Комфорт — это скорее анестезия, которая делает процесс неотвратимого приближения к смерти и прекращению не столь болезненным. Но любое освобождение происходит через сверхусилие. А просто усилие необходимо лишь для того, чтобы хотя бы оставаться на месте и удерживать занятые позиции.
— Про вас известно, что вы аскет и, кажется, почти совсем не интересуетесь вещами. Потребление вы в принципе считаете чем-то плохим?
— Мы [с Оксаной] не исходим из принципа «хорошо или плохо». Мы идем от соображения тяжести и легкости, которой обладают вещи. И нас совсем не прельщает идея жизни ослов, навьюченных тонной домашней утвари и прочего хлама. Зачем отягощать свою жизнь? Она одна, лучше ее прожить легко и как будто свободно.
— Некоторые вас упрекают, что уничтожение чужого имущества не может быть искусством. Мол, вы так и еще кому-нибудь дверь подожжете. Вам есть, что ответить на это?

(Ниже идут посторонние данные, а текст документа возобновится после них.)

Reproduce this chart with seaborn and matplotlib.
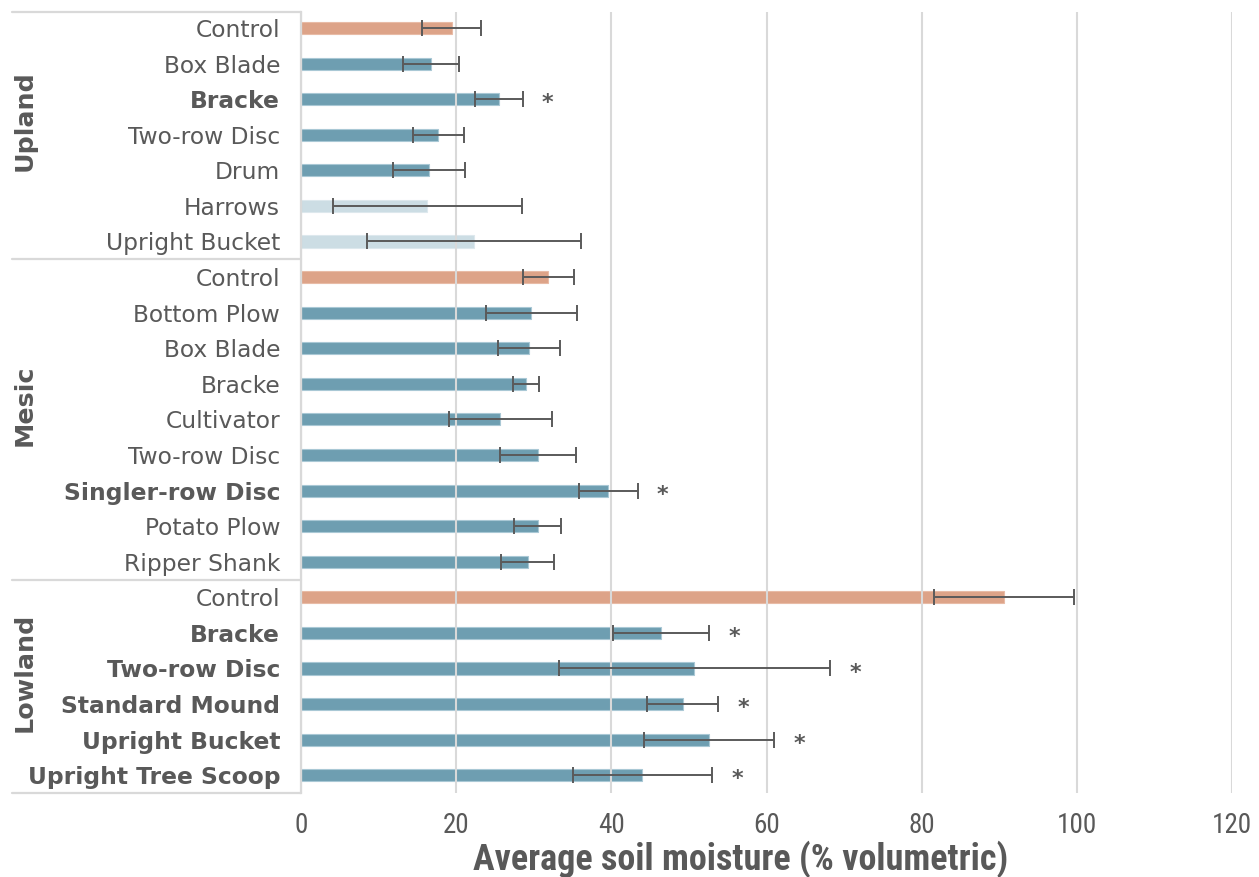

— Я могу сказать, что в контексте смысла и исторического значения Лубянки беспокойство о порче лакокрасочного слоя выглядит конченым безумием. Но еще большим безумием выглядит сравнение дверей своего дома с дверьми этой организации. Это стокгольмский синдром. Я могу сказать, что если эти люди действительно уверены, что двери сопоставимы, то мне очень страшно предположить, что творилось за их дверьми.